Create an action profile
- Login to the Site24x7 web console, select Admin > IT Automation Templates
- Click on the drop down and select the action to be performed (Viz. cluster and node level reboot for the Memcached engine type and node level reboot for Redis engine type)
- Provide an appropriate display name for identification purpose
- The action to be performed will get pre populated in the field below
- Next, click the drop-down to select the list of cache nodes/clusters that requires reboot (You can choose the option $LOCALHOST to execute the action on all mapped cache clusters/nodes)

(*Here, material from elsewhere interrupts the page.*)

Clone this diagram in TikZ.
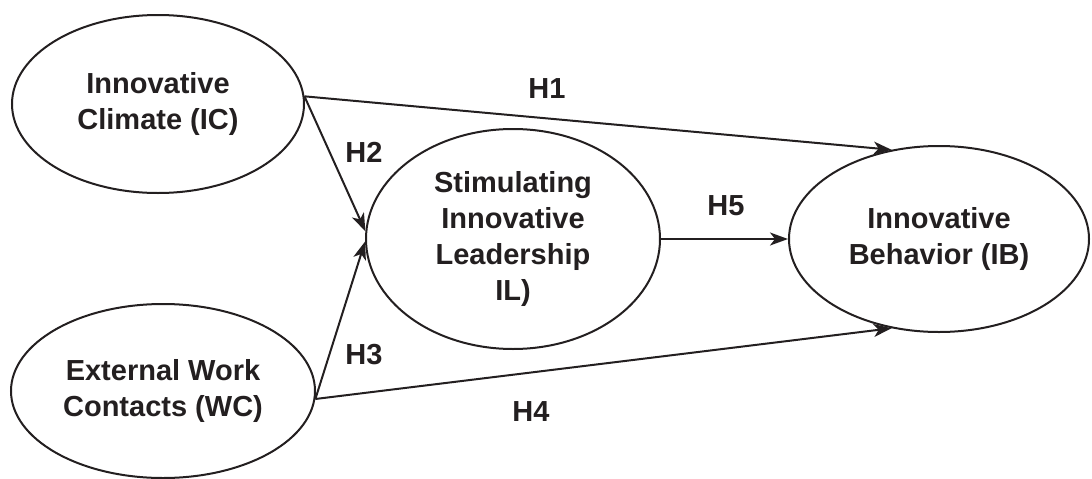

- Max Allowed Action Execution Time: The maximum number of seconds Site24x7 has to wait before the request times out. The execution time is set at 15 seconds, by default. You can define an execution time between 1-90 seconds.

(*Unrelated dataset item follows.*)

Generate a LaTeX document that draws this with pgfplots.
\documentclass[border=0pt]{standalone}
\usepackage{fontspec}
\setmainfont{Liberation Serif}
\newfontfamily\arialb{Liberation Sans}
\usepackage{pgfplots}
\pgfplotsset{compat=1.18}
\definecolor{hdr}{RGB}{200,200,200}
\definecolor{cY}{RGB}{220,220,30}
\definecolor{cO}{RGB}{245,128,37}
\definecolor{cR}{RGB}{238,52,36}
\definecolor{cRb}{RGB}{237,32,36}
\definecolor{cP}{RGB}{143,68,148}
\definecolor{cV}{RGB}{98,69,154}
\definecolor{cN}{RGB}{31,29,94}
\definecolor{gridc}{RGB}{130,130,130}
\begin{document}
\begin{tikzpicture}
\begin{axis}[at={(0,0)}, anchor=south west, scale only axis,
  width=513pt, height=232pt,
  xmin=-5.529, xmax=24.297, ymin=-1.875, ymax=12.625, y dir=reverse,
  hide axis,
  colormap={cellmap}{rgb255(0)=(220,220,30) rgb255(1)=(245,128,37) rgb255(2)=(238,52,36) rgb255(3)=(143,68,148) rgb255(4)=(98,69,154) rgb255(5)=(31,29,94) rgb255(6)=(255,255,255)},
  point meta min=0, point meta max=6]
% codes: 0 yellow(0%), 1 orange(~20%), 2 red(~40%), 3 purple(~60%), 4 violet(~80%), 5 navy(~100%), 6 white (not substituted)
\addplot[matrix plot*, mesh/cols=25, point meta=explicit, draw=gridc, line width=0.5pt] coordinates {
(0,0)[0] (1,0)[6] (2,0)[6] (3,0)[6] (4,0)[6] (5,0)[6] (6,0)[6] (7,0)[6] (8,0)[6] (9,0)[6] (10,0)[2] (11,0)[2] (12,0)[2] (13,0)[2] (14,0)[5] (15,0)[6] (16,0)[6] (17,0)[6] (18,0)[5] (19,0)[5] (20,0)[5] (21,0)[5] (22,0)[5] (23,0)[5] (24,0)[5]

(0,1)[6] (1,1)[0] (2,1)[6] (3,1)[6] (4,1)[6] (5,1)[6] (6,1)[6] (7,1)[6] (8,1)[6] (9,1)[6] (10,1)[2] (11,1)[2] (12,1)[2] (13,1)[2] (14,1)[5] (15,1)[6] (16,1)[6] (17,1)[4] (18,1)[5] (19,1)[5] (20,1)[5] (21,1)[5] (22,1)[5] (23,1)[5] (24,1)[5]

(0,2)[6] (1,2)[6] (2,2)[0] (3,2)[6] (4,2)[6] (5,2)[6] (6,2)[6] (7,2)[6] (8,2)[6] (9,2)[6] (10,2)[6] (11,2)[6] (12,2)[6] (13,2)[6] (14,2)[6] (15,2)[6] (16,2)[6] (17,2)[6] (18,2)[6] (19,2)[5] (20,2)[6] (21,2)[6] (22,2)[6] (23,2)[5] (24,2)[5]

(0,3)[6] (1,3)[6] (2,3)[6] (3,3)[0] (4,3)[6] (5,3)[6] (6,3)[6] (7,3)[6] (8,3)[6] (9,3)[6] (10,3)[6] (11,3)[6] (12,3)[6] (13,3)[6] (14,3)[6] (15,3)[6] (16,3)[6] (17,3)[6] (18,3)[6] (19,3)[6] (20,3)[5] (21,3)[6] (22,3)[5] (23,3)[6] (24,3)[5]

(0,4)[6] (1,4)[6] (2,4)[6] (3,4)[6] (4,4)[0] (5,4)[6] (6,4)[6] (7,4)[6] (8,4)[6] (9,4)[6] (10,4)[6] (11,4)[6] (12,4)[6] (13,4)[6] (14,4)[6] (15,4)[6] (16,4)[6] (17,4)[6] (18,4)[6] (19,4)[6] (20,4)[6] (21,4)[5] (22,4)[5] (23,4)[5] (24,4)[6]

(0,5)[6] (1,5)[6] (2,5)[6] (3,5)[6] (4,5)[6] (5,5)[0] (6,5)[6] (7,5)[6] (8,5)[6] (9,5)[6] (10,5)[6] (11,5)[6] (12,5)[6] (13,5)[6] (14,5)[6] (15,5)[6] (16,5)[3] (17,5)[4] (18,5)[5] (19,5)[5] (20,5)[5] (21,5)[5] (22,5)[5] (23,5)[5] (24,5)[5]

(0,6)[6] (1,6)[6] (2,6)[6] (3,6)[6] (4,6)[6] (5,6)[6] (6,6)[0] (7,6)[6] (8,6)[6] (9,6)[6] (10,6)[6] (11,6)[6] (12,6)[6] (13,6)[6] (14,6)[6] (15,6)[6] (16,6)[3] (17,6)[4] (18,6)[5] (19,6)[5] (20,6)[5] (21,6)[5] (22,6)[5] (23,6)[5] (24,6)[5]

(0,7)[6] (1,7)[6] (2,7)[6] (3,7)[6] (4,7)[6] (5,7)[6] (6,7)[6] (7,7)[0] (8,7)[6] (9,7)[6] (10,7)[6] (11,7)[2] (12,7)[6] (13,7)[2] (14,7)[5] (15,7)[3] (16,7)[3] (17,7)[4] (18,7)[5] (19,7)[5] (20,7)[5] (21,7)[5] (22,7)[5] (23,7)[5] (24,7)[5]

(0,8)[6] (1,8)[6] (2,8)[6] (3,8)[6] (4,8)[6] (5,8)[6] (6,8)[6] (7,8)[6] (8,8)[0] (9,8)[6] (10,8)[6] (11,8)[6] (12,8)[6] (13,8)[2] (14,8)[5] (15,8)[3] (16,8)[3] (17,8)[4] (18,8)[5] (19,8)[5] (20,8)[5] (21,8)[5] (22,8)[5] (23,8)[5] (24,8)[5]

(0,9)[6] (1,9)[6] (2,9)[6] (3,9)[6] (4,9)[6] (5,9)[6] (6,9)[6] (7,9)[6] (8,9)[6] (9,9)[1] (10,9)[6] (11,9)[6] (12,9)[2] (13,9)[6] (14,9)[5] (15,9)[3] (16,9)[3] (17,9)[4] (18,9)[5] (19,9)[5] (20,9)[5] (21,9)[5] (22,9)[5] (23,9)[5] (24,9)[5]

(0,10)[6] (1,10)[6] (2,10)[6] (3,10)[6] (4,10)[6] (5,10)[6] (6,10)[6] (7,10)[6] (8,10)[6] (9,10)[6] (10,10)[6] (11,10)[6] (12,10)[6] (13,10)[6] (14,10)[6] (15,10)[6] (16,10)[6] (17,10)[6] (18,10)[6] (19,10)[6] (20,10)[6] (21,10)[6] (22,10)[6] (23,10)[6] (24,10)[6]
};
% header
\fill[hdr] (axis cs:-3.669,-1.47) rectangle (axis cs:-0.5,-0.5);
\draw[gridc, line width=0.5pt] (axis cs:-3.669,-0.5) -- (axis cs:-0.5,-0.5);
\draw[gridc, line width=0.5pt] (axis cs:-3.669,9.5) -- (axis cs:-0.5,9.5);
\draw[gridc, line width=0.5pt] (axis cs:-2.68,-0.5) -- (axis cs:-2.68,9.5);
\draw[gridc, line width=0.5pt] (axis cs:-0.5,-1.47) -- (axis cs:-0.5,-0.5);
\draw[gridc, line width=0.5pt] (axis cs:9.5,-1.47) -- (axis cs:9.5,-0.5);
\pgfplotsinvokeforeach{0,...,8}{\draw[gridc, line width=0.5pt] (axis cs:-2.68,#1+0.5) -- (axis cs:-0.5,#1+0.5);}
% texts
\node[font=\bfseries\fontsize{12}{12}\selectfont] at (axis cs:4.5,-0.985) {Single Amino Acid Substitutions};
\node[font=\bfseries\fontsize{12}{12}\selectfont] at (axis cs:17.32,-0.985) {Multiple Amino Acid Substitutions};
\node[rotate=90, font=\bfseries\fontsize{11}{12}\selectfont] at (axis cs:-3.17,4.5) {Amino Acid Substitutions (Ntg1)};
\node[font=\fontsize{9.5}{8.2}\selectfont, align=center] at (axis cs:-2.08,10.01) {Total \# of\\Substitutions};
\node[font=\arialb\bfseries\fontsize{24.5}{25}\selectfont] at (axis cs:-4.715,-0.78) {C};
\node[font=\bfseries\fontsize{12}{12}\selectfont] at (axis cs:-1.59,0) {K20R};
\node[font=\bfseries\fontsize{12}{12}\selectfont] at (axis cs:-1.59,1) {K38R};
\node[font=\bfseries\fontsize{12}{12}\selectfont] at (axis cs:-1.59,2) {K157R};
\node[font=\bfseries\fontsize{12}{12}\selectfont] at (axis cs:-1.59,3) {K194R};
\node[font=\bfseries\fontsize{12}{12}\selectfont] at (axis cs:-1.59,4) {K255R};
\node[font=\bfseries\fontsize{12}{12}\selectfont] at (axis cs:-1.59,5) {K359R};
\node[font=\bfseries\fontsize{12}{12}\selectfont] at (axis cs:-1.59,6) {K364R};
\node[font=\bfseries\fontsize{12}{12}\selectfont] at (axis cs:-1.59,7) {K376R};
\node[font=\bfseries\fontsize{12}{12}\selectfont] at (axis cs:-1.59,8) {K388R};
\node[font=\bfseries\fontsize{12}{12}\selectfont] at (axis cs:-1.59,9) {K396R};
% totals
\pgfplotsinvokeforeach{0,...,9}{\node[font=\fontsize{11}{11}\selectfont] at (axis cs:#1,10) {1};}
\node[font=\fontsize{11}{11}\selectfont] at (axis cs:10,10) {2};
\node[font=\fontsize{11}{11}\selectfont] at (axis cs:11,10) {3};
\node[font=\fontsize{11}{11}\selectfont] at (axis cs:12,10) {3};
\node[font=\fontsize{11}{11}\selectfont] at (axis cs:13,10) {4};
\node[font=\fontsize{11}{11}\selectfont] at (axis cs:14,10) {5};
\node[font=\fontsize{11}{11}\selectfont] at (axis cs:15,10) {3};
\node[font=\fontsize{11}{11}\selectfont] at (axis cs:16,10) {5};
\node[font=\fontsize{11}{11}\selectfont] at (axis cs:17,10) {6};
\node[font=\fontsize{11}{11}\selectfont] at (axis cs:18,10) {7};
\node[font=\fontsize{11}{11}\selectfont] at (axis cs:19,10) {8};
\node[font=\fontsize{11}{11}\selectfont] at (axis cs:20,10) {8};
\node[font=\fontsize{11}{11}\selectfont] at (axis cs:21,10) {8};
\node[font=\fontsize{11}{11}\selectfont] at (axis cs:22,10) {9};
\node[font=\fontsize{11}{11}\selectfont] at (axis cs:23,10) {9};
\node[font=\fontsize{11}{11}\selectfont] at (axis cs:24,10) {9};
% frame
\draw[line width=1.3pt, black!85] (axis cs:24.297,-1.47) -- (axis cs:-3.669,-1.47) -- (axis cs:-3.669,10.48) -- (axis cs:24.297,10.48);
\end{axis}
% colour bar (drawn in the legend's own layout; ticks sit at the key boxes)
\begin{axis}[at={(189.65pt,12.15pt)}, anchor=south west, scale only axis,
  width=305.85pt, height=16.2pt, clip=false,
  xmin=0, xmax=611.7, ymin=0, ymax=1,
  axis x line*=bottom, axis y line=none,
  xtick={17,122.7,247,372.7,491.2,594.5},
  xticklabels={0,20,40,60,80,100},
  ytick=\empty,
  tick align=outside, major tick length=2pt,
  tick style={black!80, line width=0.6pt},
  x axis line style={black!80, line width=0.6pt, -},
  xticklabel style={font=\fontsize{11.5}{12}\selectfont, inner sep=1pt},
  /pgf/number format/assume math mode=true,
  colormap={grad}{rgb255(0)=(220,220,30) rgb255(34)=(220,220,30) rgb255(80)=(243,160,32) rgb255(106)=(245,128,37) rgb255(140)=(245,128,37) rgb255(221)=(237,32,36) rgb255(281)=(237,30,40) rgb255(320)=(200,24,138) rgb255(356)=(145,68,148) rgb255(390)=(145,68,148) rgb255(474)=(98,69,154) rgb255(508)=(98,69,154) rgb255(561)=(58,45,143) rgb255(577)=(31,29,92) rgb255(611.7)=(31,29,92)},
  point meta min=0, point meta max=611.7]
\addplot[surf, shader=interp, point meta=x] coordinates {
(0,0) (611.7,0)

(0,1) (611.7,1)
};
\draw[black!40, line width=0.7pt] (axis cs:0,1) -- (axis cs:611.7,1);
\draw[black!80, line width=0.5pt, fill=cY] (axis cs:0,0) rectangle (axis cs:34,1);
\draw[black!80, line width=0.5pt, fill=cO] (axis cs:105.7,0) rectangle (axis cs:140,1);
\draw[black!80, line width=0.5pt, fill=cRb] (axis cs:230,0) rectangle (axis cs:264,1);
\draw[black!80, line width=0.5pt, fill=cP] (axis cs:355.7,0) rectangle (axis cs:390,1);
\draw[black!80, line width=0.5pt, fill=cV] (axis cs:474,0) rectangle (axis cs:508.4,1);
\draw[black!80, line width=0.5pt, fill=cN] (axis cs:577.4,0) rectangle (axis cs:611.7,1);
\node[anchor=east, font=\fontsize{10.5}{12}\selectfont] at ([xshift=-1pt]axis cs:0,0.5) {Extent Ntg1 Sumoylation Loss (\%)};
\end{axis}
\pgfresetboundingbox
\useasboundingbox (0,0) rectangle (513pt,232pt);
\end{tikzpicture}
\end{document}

- Send the Automation Result via Email: You can choose to receive an email regarding the automation result, by toggling to Yes. Share automation results via an email to your User Alert Group configured in the Notification Profile. This email will contain parameters including the automation name, type of automation, incident reason, destination hosts, and more.
- Save the profile
Simulate the Automation
Before mapping the action profile, you can test its functionality by invoking the operational task manually within the Site24x7 console or by using our REST APIs. This is done to check whether appropriate write level permissions required to execute the reboot action in place or not. To test, navigate back to the IT Automation summary page and click on the to execute a dry run.
Map the Action Profile
To execute the automation, map the action profile to an desired alert event. You can either map the profile to a predefined monitor level event type or to an custom attribute level event type.
Monitor level mapping
Navigate to the Edit monitor page of the monitored ElastiCache node/cluster and map the action profile with any of the following monitor status changes.
- Execute on Down
- Execute on Up
- Execute on Trouble
- Execute on any Status Change
Attribute level mapping
You can also associate the action profile to any monitored AWS resource or application related metric data points like CPU usage, connections, read write IOPS and more. Navigate to the Edit threshold profile page of the monitored AWS resource or application service (Navigate to the Edit Monitor page of the resource > click on the Pencil icon adjacent to the Threshold and Availability field) and map the profile to any desired attribute by clicking on the "Select Automation to Execute" field.